start
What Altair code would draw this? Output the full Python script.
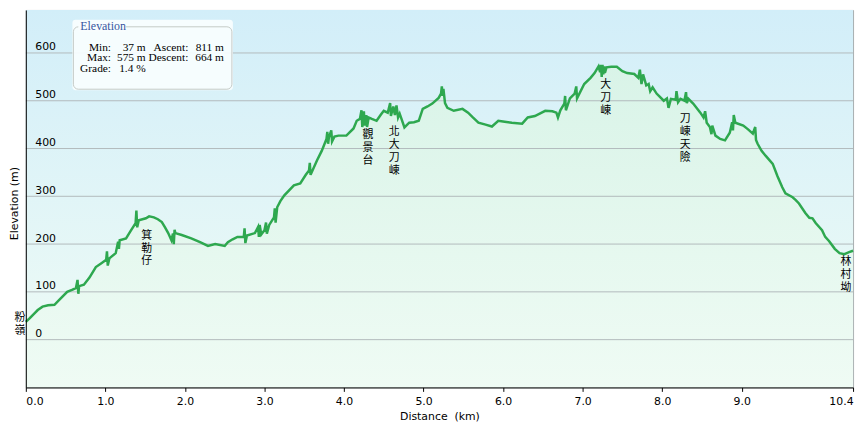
import altair as alt
import pandas as pd

# ---- profile data (distance km, elevation m) ----
dist = [0.00, 0.05, 0.09, 0.15, 0.21, 0.28, 0.36, 0.42, 0.52, 0.58, 0.63, 0.65, 0.66, 0.67, 0.73,
        0.80, 0.88, 0.95, 1.01, 1.02, 1.03, 1.05, 1.13, 1.16, 1.17, 1.18, 1.26, 1.32, 1.38, 1.39,
        1.40, 1.42, 1.51, 1.55, 1.61, 1.66, 1.71, 1.75, 1.79, 1.83, 1.85, 1.86, 1.87, 1.88, 1.96,
        2.08, 2.19, 2.29, 2.38, 2.50, 2.54, 2.60, 2.66, 2.74, 2.75, 2.76, 2.78, 2.88, 2.92, 2.93,
        2.94, 2.96, 3.00, 3.02, 3.03, 3.06, 3.12, 3.13, 3.14, 3.16, 3.20, 3.25, 3.37, 3.45, 3.52,
        3.56, 3.57, 3.58, 3.66, 3.72, 3.78, 3.79, 3.80, 3.81, 3.84, 3.85, 3.88, 3.93, 4.03, 4.12,
        4.16, 4.20, 4.22, 4.23, 4.25, 4.26, 4.28, 4.29, 4.31, 4.35, 4.41, 4.46, 4.50, 4.55, 4.58,
        4.59, 4.62, 4.64, 4.66, 4.68, 4.70, 4.76, 4.82, 4.88, 4.94, 4.99, 5.05, 5.11, 5.19, 5.22,
        5.23, 5.24, 5.25, 5.27, 5.30, 5.38, 5.49, 5.56, 5.62, 5.69, 5.78, 5.86, 5.94, 6.02, 6.11,
        6.24, 6.31, 6.40, 6.53, 6.62, 6.67, 6.69, 6.72, 6.77, 6.78, 6.79, 6.84, 6.90, 6.92, 6.93,
        7.02, 7.10, 7.15, 7.20, 7.22, 7.23, 7.24, 7.25, 7.26, 7.27, 7.28, 7.30, 7.36, 7.43, 7.50,
        7.56, 7.65, 7.70, 7.72, 7.74, 7.76, 7.80, 7.83, 7.85, 7.88, 7.93, 8.02, 8.06, 8.08, 8.11,
        8.17, 8.18, 8.20, 8.23, 8.28, 8.30, 8.31, 8.33, 8.39, 8.48, 8.52, 8.54, 8.56, 8.60, 8.62,
        8.63, 8.67, 8.73, 8.79, 8.85, 8.88, 8.89, 8.90, 8.92, 9.02, 9.08, 9.14, 9.17, 9.18, 9.20,
        9.25, 9.30, 9.39, 9.45, 9.51, 9.55, 9.64, 9.68, 9.72, 9.80, 9.85, 9.89, 9.93, 10.01, 10.05,
        10.10, 10.17, 10.23, 10.29, 10.35, 10.40]
elev = [37, 45, 52, 62, 69, 72, 73, 83, 100, 104, 108, 125, 96, 112, 115,
        130, 152, 160, 167, 185, 155, 170, 181, 205, 190, 208, 212, 228, 244, 270,
        235, 250, 254, 258, 256, 252, 246, 235, 223, 208, 222, 200, 230, 223, 219,
        212, 204, 196, 200, 196, 204, 210, 215, 215, 233, 202, 218, 223, 236, 215,
        240, 220, 229, 245, 222, 240, 256, 275, 245, 277, 290, 302, 323, 327, 345,
        354, 370, 345, 375, 395, 420, 435, 410, 423, 438, 415, 425, 427, 427, 442,
        458, 462, 480, 445, 478, 448, 470, 445, 465, 462, 458, 470, 479, 475, 495,
        468, 488, 470, 490, 465, 473, 444, 454, 455, 458, 483, 488, 494, 506, 515,
        530, 510, 525, 495, 485, 479, 483, 475, 465, 454, 450, 446, 458, 456, 454,
        452, 465, 468, 479, 478, 475, 465, 480, 494, 510, 480, 505, 515, 530, 505,
        535, 548, 558, 572, 560, 575, 550, 575, 555, 572, 558, 570, 571, 571, 562,
        558, 556, 548, 565, 535, 555, 532, 535, 520, 528, 515, 500, 505, 485, 504,
        502, 520, 497, 504, 500, 518, 495, 504, 494, 475, 465, 478, 454, 445, 430,
        448, 427, 420, 417, 433, 455, 438, 470, 454, 448, 440, 431, 445, 418, 410,
        395, 385, 368, 342, 319, 306, 298, 292, 285, 265, 255, 254, 244, 229, 215,
        206, 190, 181, 179, 183, 186]

# ---- place names along the trail ----
place_names = ["粉嶺", "箕勒仔", "觀景台", "北大刀崠", "大刀崠", "刀崠天險", "林村坳"]
place_dist = [-0.075, 1.52, 4.30, 4.63, 7.29, 8.29, 10.31]
place_elev = [58, 230, 441, 447, 545, 474, 174]

# ---- summary box ----
box_title = "Elevation"
stat_names_1 = ["Min:", "Max:", "Grade:"]
stat_values_1 = ["37 m", "575 m", "1.4 %"]
stat_names_2 = ["Ascent:", "Descent:"]
stat_values_2 = ["811 m", "664 m"]

x_ticks = [0, 1, 2, 3, 4, 5, 6, 7, 8, 9, 10.4]
y_ticks = [0, 100, 200, 300, 400, 500, 600]

W, H = 835, 381
profile = pd.DataFrame({"dist": dist, "elev": elev})
places = pd.DataFrame({"dist": place_dist, "elev": place_elev,
                       "name": ["\n".join(list(n)) for n in place_names]})
grid_df = pd.DataFrame({"elev": y_ticks})

xscale = alt.Scale(domain=[0, 10.4], nice=False, zero=False)
yscale = alt.Scale(domain=[-100, 690], nice=False, zero=False)

one = alt.Data(values=[{"a": 1}])

bg = alt.Chart(one).mark_rect(
    fill=alt.Gradient(gradient="linear", x1=0, x2=0, y1=0, y2=1,
                      stops=[alt.GradientStop(color="#d2eef9", offset=0),
                             alt.GradientStop(color="#f0fcf5", offset=1)])
).encode(x=alt.value(0), x2=alt.value(W), y=alt.value(0), y2=alt.value(H))

xaxis = alt.Axis(values=x_ticks, format=".1f", title="Distance\u00a0 (km)", grid=False,
                 domainColor="#000000", tickColor="#000000", tickSize=4, labelPadding=4,
                 labelFlush=True, labelFont="DejaVu Sans", labelFontSize=11, labelColor="#000000",
                 titleFont="DejaVu Sans", titleFontSize=11, titleFontWeight="normal",
                 titleColor="#000000", titlePadding=4, zindex=1)
yaxis = alt.Axis(values=y_ticks, title="Elevation (m)", grid=False,
                 ticks=False, domainColor="#000000", labelAlign="left", labelPadding=-9,
                 labelBaseline="bottom", labelOffset=-1, labelFont="DejaVu Sans", labelFontSize=11,
                 labelColor="#000000", titleFont="DejaVu Sans", titleFontSize=11,
                 titleFontWeight="normal", titleColor="#000000", titleX=-11, titleY=195,
                 titleAngle=-90, titleBaseline="middle", titleAlign="center", zindex=1)

area = alt.Chart(profile).mark_area(
    fill=alt.Gradient(gradient="linear", x1=0, x2=0, y1=0, y2=1,
                      stops=[alt.GradientStop(color="#d9f4e6", offset=0),
                             alt.GradientStop(color="#effbf4", offset=1)]),
    opacity=0.9
).encode(x=alt.X("dist:Q", scale=xscale, axis=xaxis),
         y=alt.Y("elev:Q", scale=yscale, axis=yaxis),
         y2=alt.datum(-100))

grid = alt.Chart(grid_df).mark_rule(color="#b2babc", strokeWidth=1).encode(
    y=alt.Y("elev:Q", scale=yscale), x=alt.value(0), x2=alt.value(W))

line = alt.Chart(profile).mark_line(color="#2ea84f", strokeWidth=2.5).encode(
    x=alt.X("dist:Q", scale=xscale), y=alt.Y("elev:Q", scale=yscale))

labels = alt.Chart(places).mark_text(
    lineBreak="\n", baseline="top", align="center", font="Noto Sans CJK TC",
    fontSize=11, lineHeight=13, color="#000000"
).encode(x=alt.X("dist:Q", scale=xscale), y=alt.Y("elev:Q", scale=yscale), text="name:N")

# summary box
box_bg = alt.Chart(one).mark_rect(fill="#f8fdfe", opacity=0.95, cornerRadius=3).encode(
    x=alt.value(47), x2=alt.value(209), y=alt.value(10), y2=alt.value(81))
box_border = alt.Chart(one).mark_rect(fill="#ffffff", fillOpacity=0, stroke="#c4cac6",
                                      strokeWidth=1, cornerRadius=5).encode(
    x=alt.value(48), x2=alt.value(208), y=alt.value(17), y2=alt.value(80))
title_gap = alt.Chart(one).mark_rect(fill="#f8fdfe").encode(
    x=alt.value(53), x2=alt.value(101), y=alt.value(12), y2=alt.value(22))
pieces = [alt.Chart(one).mark_text(text=box_title, font="Liberation Serif", fontSize=12,
                                   color="#3655a0", align="left", baseline="alphabetic").encode(
    x=alt.value(55), y=alt.value(20))]
rows_y = [38, 49, 60]
FS = 11.5
for i, (n, v) in enumerate(zip(stat_names_1, stat_values_1)):
    pieces.append(alt.Chart(one).mark_text(text=n, font="Liberation Serif", fontSize=FS,
                                           color="#000000", align="right").encode(
        x=alt.value(86), y=alt.value(rows_y[i])))
    pieces.append(alt.Chart(one).mark_text(text=v, font="Liberation Serif", fontSize=FS,
                                           color="#000000", align="right").encode(
        x=alt.value(121), y=alt.value(rows_y[i])))
for i, (n, v) in enumerate(zip(stat_names_2, stat_values_2)):
    pieces.append(alt.Chart(one).mark_text(text=n, font="Liberation Serif", fontSize=FS,
                                           color="#000000", align="right").encode(
        x=alt.value(164), y=alt.value(rows_y[i])))
    pieces.append(alt.Chart(one).mark_text(text=v, font="Liberation Serif", fontSize=FS,
                                           color="#000000", align="right").encode(
        x=alt.value(200), y=alt.value(rows_y[i])))

chart = alt.layer(bg, area, grid, line, labels, box_bg, box_border, title_gap, *pieces).properties(
    width=W, height=H,
    autosize=alt.AutoSizeParams(type="none"),
    padding={"left": 18, "top": 0, "right": 6, "bottom": 40},
    background="#ffffff",
).configure_view(stroke="#a3a9ab", strokeWidth=1)

chart.save("out.html", embed_options={"renderer": "svg", "actions": False})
end
■ **What this task involves**: Everything from the first line to the line with "import pandas as pd" must be repeated exactly, and nothing else. Leave the pictures out.

■ **Answer to this exercise**:
What Altair code would draw this? Output the full Python script.
import altair as alt
import pandas as pd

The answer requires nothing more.